“Vem cá, meu gato, aqui no meu regaço; guarda essas garras devagar,
E nos teus belos olhos de ágata e aço, deixa-me aos poucos mergulhar.
Quando meus dedos cobrem de carícias. Tua cabeça e o dócil torso,
E minha mão se embriaga nas delícias, de afagar-te o elétrico dorso,
Em sonho eu vejo. Seu olhar, profundo, como o teu, amável felino,
Qual dardo dilacera e fere fundo. E dos pés à cabeça, um fino
Ar sutil, um perfume que envenena
Envolvem-lhe a carne morena”
trecho do poema de C. BAUDELAiRE
Um dia ele apareceu, sorrateiro veio me seguindo, um, dois quarteirões. Inacreditavelmente lindo, cinza, aveludado, azulado… Olhou para mim, um olhar profundamente verde. Eu correspondi, e o incentivei a me seguir.
Abri o portão de casa, ele entrou primeiro, subiu as escadas. Parecia sentir-se muito a vontade. Ao final das escadas deitou-se, rolava no chão de felicidade. Ronronava. Eu, que era louca por gatos pensei, que sorte a minha! Sempre ouvi dizer que os gatos escolhiam seus donos e acabava de testemunhar a veracidade do ditado.
Ele ficou, não tinha como. Tinha de batizá-lo, olhei para ele, a elegância ao sentar, o andar silencioso a beleza… Parecia um PUMA!
Naquele ano, com a chegada dele, muita coisa mudou. Foi assim como se uma rajada de sorte entrasse pelas portas e janelas. Muitas coisas boas aconteceram a partir de então, as mais importantes permanecem até hoje.
De filhote que era, tornou-se um gatão, forte como um touro, ágil, brincalhão e briguento. Defendia seu território como um verdadeiro leão.

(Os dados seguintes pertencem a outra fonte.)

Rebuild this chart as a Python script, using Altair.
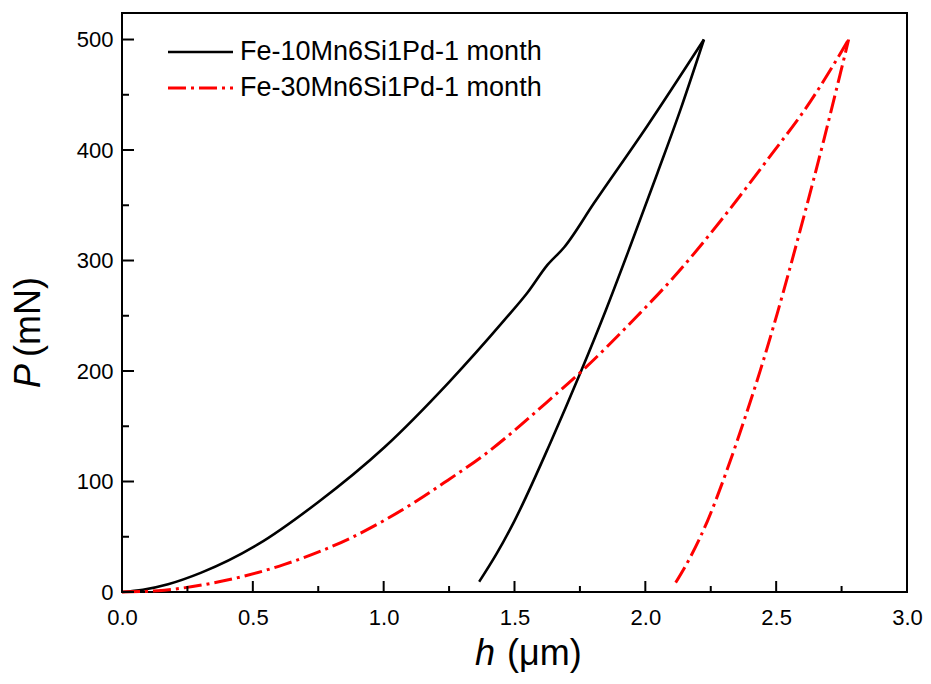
import altair as alt
import pandas as pd

# ---- data ----
series_names = ["Fe-10Mn6Si1Pd-1 month", "Fe-30Mn6Si1Pd-1 month"]

# Fe-10Mn6Si1Pd
h_10_load = [0, 0.08, 0.176, 0.303, 0.519, 0.748, 1.003, 1.25, 1.461, 1.55, 1.626, 1.69, 1.804, 2.008, 2.224]
p_10_load = [0, 2, 7, 17.5, 43, 81, 131, 190, 246, 271, 296, 312, 352, 422, 500]
h_10_unload = [1.365, 1.43, 1.499, 1.639, 1.753, 1.849, 1.944, 2.046, 2.135, 2.224]
p_10_unload = [9.3, 34, 64, 136, 199, 255, 314, 379, 437, 500]

# Fe-30Mn6Si1Pd
h_30_load = [0, 0.137, 0.366, 0.621, 0.875, 1.13, 1.244, 1.384, 1.499, 1.62, 1.753, 1.97, 2.109, 2.288, 2.466, 2.631, 2.777]
p_30_load = [0, 1.2, 9, 25, 49, 83, 101, 124, 146, 171, 199, 250, 285, 336, 391, 444, 500]
h_30_unload = [2.116, 2.173, 2.237, 2.313, 2.377, 2.44, 2.504, 2.542, 2.606, 2.682, 2.746, 2.777]
p_30_unload = [8.5, 32, 64, 111, 155, 201, 252, 284, 340, 409, 470, 500]

x_major = [0.0, 0.5, 1.0, 1.5, 2.0, 2.5, 3.0]
x_minor = [0.25, 0.75, 1.25, 1.75, 2.25, 2.75]
y_major = [0, 100, 200, 300, 400, 500]
y_minor = [50, 150, 250, 350, 450]

x_title_italic = "h"
x_title_rest = "(μm)"
y_title_italic = "P"
y_title_rest = "(mN)"

# ---- build tables ----
rows = []
for name, branch, hs, ps in [
    (series_names[0], "load", h_10_load, p_10_load),
    (series_names[0], "unload", h_10_unload, p_10_unload),
    (series_names[1], "load", h_30_load, p_30_load),
    (series_names[1], "unload", h_30_unload, p_30_unload),
]:
    for i, (h, p) in enumerate(zip(hs, ps)):
        rows.append({"series": name, "branch": branch, "idx": i, "h": h, "P": p})
df = pd.DataFrame(rows)

W, H = 785, 579
FONT = "Liberation Sans, Arial, sans-serif"

xs = alt.Scale(domain=[0, 3], nice=False, zero=False)
ys = alt.Scale(domain=[0, 524], nice=False, zero=False)

base = alt.Chart(df)

black = base.transform_filter(alt.datum.series == series_names[0]).mark_line(
    color="#000000", strokeWidth=2.6, interpolate="monotone"
).encode(
    x=alt.X("h:Q", scale=xs,
            axis=alt.Axis(values=x_major, format=".1f", title=None, grid=False, ticks=False, tickSize=0,
                          domain=False, labelFontSize=22, labelFont=FONT, labelColor="#000000",
                          labelPadding=15, labelFlush=False)),
    y=alt.Y("P:Q", scale=ys,
            axis=alt.Axis(values=y_major, title=None, grid=False, ticks=False, tickSize=0,
                          domain=False, labelFontSize=22, labelFont=FONT, labelColor="#000000",
                          labelPadding=9, labelFlush=False)),
    detail="branch:N",
    order="idx:Q",
)

red = base.transform_filter(alt.datum.series == series_names[1]).mark_line(
    color="#ff0000", strokeWidth=3, strokeDash=[18, 5, 3, 5], interpolate="monotone"
).encode(
    x=alt.X("h:Q", scale=xs),
    y=alt.Y("P:Q", scale=ys),
    detail="branch:N",
    order="idx:Q",
)

def one(d):
    return alt.Data(values=[d])

# inward ticks
xmaj = alt.Chart(pd.DataFrame({"v": x_major})).mark_rule(color="#000", strokeWidth=2).encode(
    x=alt.X("v:Q", scale=xs), y=alt.value(H), y2=alt.value(H - 11))
xmin = alt.Chart(pd.DataFrame({"v": x_minor})).mark_rule(color="#000", strokeWidth=2).encode(
    x=alt.X("v:Q", scale=xs), y=alt.value(H), y2=alt.value(H - 6))
ymaj = alt.Chart(pd.DataFrame({"v": y_major})).mark_rule(color="#000", strokeWidth=2).encode(
    y=alt.Y("v:Q", scale=ys), x=alt.value(0), x2=alt.value(12))
ymin = alt.Chart(pd.DataFrame({"v": y_minor})).mark_rule(color="#000", strokeWidth=2).encode(
    y=alt.Y("v:Q", scale=ys), x=alt.value(0), x2=alt.value(7))

# legend
leg1_line = alt.Chart(one({"s": series_names[0]})).mark_rule(color="#000", strokeWidth=2.6).encode(
    x=alt.value(46), x2=alt.value(111), y=alt.value(39))
leg2_line = alt.Chart(one({"s": series_names[1]})).mark_rule(
    color="#ff0000", strokeWidth=3, strokeDash=[18, 5, 3, 5]).encode(
    x=alt.value(46), x2=alt.value(111), y=alt.value(75))
leg1_text = alt.Chart(one({"s": series_names[0]})).mark_text(
    align="left", baseline="middle", fontSize=27, font=FONT, color="#000").encode(
    text="s:N", x=alt.value(118), y=alt.value(39))
leg2_text = alt.Chart(one({"s": series_names[1]})).mark_text(
    align="left", baseline="middle", fontSize=27, font=FONT, color="#000").encode(
    text="s:N", x=alt.value(118), y=alt.value(75))

# axis titles (italic symbol + upright unit)
xt1 = alt.Chart(one({"t": x_title_italic})).mark_text(
    align="left", baseline="alphabetic", fontSize=36, font=FONT, fontStyle="italic", color="#000").encode(
    text="t:N", x=alt.value(353), y=alt.value(652))
xt2 = alt.Chart(one({"t": x_title_rest})).mark_text(
    align="left", baseline="alphabetic", fontSize=36, font=FONT, color="#000").encode(
    text="t:N", x=alt.value(385), y=alt.value(652))
yt1 = alt.Chart(one({"t": y_title_italic})).mark_text(
    align="left", baseline="alphabetic", fontSize=36, font=FONT, fontStyle="italic", angle=270, color="#000").encode(
    text="t:N", x=alt.value(-82), y=alt.value(375))
yt2 = alt.Chart(one({"t": y_title_rest})).mark_text(
    align="left", baseline="alphabetic", fontSize=36, font=FONT, angle=270, color="#000").encode(
    text="t:N", x=alt.value(-82), y=alt.value(344))

chart = alt.layer(
    black, red, xmaj, xmin, ymaj, ymin,
    leg1_line, leg2_line, leg1_text, leg2_text,
    xt1, xt2, yt1, yt2,
).properties(
    width=W, height=H,
    autosize=alt.AutoSizeParams(type="none"),
    padding={"left": 114, "top": 5, "right": 16, "bottom": 82},
).configure(
    background="#ffffff",
    view=alt.ViewConfig(stroke="#000000", strokeWidth=2),
)

chart.save("out.html", embed_options={"renderer": "svg", "actions": False})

A convivência com ele despertou em mim uma profunda compaixão por outros gatos e pelos animais em geral. O exercício diário de afeto com aquele pequeno animal me ensinou a ser mais afetuosa com as pessoas, mais generosa, compreensiva e paciente. Era como se através dele eu pudesse aprender mais sobre as próprias relações humanas. Muitos podem não acreditar, mais essa foi a história…. É assim que o guardo na minha memória.
Ele me ensinou também uma das mais difíceis lições, a aceitação. Bem diz Fernando Pessoa, amante dos gatos, em seu poema Gato que Brincas na Rua “… bom servo das leis fatais, que regem pedras e gentes…” Ele sofria de uma doença grave, que foi muito cruel com ele. Mais a suavidade, a felicidade, a brincadeira foram constantes até praticamente os derradeiros momentos.
Para a surpresa dos veterinários sobreviveu a uma crise que parecia o fim. Acho que naquele momento ele deve ter perdido seis, das suas sete vidas.
Ele que era tinhoso e cheio de opinião, aceitava humilde e pacientemente o tratamento. Parecia entender que aquilo era bom para ele. Guerreiro queria muito viver. Era incrível, nada tirava o seu apetite, ele adorava comer. Sempre que via alguém comendo as gostosuras preferidas dele, proferia um alto e poderoso miado.
Mais a doença inclemente avançava… E dignamente ele lutava.
Até que chegou o final de certa semana, mais precisamente uma quinta-feira… Ele parou de comer. Entendi então que sua última vida estava chegando ao fim.
Ele ficou deitado, quietinho, quietinho… Da quinta para sexta, não se escutou nenhum miado. Para diminuir a dor, um remédio potente receitado pela sua querida veterinária. Na madrugada, que passei acordada, pude observar sua respiração lenta, pude sentir que seu olhar, profundamente verde, se apagava se despedia.
Uma última e infrutífera tentativa de mudar o destino, de impedir o eminente fim. No derradeiro momento eu não pude estar com ele, preferi guardar o profundamente verde olhar. Ele se foi, naquele sábado pela manhã, nos braços do meu querido irmão, a quem ele adorava.
Sua última lição para mim, no tempo a vida flui, cresce e desaparece.